PILATE AND HEROD’S BOYS

Herod died in 4 BC, perhaps just a couple of years after Jesus was born. Herod left a will that split his kingdom among three of the sons he hadn’t killed.

Rome accepted Herod’s wishes but demoted all three men. One got to keep the title of king, but he ended up with just a part of the Jewish homeland. The other two sons got diminished titles, reducing their status to that of governors.

Herod Archelaus (ruled 4 BC–AD 6) became king of Judea, the Roman province surrounding Jerusalem. He managed to upset the Jews so much that Rome fired him a decade later and replaced him with a series of Roman governors, including Pilate, who became infamous for ordering the crucifixion of Jesus.

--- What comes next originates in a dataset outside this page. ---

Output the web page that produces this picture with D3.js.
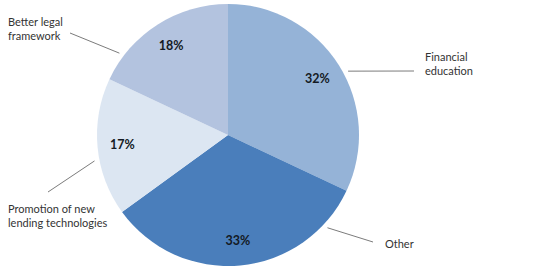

Herod Antipas (ruled 4 BC–AD 39) served Rome by governing Galilee and Perea as tetrarch, a title less prestigious than king.

Herod Philip (4 BC–AD 34) served as tetrarch over several small provinces—Gaulanitis, Trachonitis, Batanea, and Auranitis—in what is now Syria.

By the time Jesus stepped into this scene by launching his ministry in about AD 29, the Jews were fed up from nearly a century of Roman occupation—more than 60 years of that under the rule of Herod and his family.

They ached for freedom to live as Jews led by fellow Jews in a sovereign Jewish nation.

They thought all they needed was a divine spark—a bold savior with the anointing, spirit, and power of God. Someone like King David, who would rally the nation and lead them to victory.

Instead, they were sent Jesus, who would lead them to God.